### Directions for this task
Print exactly what lies from the line with "Generate a component" down to the line with "import * as d3 from 'd3';", counting both of those lines, but not the pictures.

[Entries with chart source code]
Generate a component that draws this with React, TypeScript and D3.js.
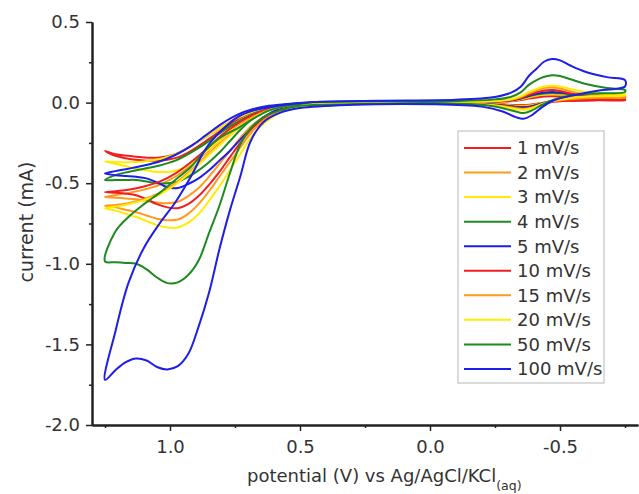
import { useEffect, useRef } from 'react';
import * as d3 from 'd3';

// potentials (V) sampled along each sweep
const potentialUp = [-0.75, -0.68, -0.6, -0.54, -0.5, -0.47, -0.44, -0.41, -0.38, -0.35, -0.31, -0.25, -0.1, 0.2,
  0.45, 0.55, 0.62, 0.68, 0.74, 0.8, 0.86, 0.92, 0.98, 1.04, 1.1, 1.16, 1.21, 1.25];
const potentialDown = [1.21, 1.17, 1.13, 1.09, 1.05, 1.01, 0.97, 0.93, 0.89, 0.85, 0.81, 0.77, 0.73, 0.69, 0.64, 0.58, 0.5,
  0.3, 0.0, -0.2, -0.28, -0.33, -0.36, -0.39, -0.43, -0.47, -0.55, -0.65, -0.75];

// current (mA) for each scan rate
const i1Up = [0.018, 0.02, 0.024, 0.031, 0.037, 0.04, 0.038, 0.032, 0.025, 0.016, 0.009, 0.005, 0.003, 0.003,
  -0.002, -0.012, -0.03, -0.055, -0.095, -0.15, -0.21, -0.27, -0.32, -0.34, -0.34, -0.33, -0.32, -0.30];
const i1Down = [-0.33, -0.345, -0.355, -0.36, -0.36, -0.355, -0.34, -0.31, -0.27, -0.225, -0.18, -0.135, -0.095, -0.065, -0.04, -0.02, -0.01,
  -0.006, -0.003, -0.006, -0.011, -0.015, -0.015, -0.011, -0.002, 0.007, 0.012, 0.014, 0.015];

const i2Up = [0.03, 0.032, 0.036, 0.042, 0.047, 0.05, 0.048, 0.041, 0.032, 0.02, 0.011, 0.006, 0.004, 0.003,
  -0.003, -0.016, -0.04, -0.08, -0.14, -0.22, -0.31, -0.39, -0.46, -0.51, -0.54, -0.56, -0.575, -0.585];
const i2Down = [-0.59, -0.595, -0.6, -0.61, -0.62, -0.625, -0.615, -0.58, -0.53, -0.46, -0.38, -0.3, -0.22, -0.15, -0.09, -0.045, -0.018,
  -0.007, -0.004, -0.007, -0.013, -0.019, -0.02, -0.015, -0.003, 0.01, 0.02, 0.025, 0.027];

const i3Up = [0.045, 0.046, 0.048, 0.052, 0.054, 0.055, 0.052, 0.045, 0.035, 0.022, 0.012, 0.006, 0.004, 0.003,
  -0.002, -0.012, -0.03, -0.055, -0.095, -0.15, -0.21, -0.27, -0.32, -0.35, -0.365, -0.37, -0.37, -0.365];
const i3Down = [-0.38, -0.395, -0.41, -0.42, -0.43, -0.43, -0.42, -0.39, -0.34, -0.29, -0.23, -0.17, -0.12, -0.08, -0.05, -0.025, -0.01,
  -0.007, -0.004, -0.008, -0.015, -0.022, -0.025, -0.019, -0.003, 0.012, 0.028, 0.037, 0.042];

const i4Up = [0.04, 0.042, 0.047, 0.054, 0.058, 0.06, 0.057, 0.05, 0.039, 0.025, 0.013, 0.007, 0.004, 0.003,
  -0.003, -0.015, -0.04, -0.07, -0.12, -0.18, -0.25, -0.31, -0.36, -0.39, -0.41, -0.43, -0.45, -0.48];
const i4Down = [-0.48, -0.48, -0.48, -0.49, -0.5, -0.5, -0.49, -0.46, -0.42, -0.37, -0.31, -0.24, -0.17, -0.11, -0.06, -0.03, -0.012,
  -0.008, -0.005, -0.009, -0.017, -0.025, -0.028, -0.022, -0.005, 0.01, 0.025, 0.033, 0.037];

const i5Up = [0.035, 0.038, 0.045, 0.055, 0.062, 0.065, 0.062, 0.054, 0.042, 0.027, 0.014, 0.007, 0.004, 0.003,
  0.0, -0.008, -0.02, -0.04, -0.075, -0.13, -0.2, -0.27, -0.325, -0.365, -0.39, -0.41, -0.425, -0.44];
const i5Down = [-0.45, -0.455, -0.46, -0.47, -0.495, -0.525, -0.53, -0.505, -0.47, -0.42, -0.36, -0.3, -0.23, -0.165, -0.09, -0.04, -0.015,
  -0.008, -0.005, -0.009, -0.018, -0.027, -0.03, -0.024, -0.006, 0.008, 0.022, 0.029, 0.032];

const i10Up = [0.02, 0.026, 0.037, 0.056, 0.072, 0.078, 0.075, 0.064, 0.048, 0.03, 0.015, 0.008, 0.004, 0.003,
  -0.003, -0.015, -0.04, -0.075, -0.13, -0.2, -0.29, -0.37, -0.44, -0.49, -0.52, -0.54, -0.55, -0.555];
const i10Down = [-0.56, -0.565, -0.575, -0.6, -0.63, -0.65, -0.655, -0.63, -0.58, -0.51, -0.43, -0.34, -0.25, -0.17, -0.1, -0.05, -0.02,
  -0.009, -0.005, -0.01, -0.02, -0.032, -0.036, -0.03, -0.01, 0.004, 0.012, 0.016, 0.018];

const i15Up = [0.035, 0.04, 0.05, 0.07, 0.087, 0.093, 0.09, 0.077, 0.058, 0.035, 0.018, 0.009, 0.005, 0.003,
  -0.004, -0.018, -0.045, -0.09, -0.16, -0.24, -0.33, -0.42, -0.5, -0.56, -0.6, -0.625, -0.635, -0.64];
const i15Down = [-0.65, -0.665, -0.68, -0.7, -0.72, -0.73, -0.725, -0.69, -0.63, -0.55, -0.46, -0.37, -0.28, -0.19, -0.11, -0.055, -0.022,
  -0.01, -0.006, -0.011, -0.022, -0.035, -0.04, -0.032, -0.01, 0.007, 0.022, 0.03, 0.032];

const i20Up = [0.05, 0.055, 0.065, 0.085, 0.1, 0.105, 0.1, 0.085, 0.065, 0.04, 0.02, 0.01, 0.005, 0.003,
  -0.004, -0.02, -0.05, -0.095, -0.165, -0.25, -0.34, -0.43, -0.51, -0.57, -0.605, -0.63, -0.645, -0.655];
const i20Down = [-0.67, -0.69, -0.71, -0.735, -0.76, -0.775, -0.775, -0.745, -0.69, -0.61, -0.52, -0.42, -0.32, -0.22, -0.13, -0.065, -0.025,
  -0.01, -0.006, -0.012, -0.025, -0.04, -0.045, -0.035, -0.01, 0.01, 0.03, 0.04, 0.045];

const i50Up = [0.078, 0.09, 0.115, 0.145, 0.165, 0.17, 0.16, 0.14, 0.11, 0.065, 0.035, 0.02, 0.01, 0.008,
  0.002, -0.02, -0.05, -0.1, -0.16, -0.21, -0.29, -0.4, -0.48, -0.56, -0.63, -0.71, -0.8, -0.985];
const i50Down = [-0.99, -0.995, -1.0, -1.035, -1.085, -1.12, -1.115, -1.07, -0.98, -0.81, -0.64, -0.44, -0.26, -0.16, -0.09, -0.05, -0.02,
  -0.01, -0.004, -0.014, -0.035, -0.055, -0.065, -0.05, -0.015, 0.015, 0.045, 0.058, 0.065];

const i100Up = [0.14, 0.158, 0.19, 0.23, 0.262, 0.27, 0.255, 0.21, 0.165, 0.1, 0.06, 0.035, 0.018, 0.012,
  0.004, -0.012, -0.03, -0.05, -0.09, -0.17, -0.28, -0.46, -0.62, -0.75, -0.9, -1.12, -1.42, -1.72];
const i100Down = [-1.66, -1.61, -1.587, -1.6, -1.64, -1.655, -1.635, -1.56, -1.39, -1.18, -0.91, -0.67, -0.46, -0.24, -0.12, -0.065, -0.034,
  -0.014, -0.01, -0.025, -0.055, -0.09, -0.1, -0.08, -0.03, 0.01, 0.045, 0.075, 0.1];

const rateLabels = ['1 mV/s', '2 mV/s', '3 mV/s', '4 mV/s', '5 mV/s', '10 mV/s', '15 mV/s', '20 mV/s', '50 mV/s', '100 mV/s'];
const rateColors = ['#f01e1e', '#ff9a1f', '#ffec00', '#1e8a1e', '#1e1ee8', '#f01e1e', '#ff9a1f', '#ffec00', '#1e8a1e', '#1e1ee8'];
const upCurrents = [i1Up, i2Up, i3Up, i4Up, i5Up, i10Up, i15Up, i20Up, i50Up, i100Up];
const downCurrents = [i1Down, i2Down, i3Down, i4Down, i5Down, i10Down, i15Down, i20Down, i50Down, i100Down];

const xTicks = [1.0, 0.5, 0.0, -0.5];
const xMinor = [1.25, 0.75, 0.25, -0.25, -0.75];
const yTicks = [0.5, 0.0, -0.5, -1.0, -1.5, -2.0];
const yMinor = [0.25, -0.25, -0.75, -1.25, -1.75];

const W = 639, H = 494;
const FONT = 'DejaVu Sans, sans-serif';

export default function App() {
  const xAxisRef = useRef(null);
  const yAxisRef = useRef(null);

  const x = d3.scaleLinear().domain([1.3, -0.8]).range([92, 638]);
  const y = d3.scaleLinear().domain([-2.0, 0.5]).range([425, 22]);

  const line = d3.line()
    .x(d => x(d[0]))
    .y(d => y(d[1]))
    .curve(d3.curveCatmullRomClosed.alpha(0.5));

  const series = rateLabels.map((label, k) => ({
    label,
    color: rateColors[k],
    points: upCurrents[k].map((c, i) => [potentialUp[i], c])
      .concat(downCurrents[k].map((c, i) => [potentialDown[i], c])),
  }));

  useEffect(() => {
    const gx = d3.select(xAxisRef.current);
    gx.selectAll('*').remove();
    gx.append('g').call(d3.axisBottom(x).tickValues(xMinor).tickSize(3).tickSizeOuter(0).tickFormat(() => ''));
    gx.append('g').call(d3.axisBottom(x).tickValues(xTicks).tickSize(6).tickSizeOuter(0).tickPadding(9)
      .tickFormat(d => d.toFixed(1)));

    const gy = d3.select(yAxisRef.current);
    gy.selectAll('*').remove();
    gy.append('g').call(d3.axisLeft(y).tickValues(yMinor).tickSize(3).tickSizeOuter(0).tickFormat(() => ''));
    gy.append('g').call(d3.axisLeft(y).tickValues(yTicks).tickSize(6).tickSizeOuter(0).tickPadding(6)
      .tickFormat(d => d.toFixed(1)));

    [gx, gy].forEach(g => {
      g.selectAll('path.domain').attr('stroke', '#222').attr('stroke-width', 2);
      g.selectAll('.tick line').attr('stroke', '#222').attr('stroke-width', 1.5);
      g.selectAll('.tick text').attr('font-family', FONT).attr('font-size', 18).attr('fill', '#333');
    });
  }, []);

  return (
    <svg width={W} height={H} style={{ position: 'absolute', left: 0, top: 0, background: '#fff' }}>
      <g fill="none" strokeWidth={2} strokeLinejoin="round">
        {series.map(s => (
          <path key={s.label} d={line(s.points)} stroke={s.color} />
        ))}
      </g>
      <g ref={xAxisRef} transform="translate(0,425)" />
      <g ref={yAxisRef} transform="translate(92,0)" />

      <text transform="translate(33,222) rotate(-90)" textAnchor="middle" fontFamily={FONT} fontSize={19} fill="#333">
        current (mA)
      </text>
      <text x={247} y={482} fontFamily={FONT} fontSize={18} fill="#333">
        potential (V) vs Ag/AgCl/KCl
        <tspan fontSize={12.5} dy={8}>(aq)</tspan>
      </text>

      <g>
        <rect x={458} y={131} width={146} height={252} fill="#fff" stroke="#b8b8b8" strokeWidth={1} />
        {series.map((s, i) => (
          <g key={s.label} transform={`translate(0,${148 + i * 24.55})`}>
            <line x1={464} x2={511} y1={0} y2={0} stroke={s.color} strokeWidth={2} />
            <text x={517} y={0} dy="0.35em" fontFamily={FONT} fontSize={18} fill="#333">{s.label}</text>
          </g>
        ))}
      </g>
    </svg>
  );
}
==
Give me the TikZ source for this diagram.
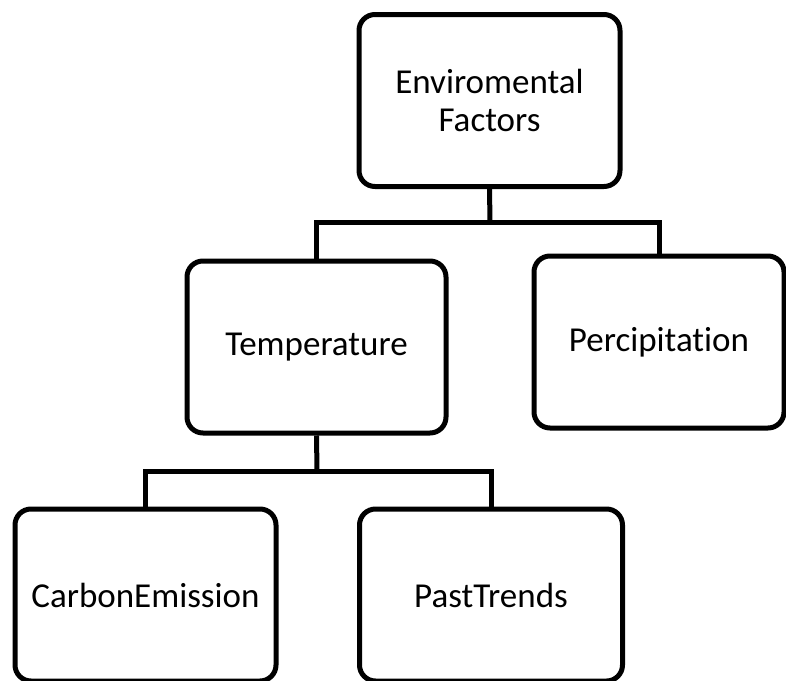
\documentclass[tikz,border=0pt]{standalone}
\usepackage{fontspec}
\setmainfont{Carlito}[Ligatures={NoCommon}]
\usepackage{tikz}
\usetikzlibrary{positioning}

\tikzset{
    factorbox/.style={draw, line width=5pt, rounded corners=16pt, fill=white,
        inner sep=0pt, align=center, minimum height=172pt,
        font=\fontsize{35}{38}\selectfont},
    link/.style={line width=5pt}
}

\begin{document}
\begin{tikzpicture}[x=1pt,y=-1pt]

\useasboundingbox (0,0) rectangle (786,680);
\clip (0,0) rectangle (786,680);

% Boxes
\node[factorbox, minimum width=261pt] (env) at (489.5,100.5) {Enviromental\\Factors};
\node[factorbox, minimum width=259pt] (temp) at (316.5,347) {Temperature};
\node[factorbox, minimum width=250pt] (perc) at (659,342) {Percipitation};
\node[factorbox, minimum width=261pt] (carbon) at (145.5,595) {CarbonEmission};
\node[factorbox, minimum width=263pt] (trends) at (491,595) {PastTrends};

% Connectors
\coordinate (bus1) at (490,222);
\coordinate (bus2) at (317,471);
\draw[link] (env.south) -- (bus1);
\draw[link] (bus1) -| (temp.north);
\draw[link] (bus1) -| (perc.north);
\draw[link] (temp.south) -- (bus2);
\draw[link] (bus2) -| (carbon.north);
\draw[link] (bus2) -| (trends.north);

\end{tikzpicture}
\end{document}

### Response to this exercise
Generate a component that draws this with React, TypeScript and D3.js.
import { useEffect, useRef } from 'react';
import * as d3 from 'd3';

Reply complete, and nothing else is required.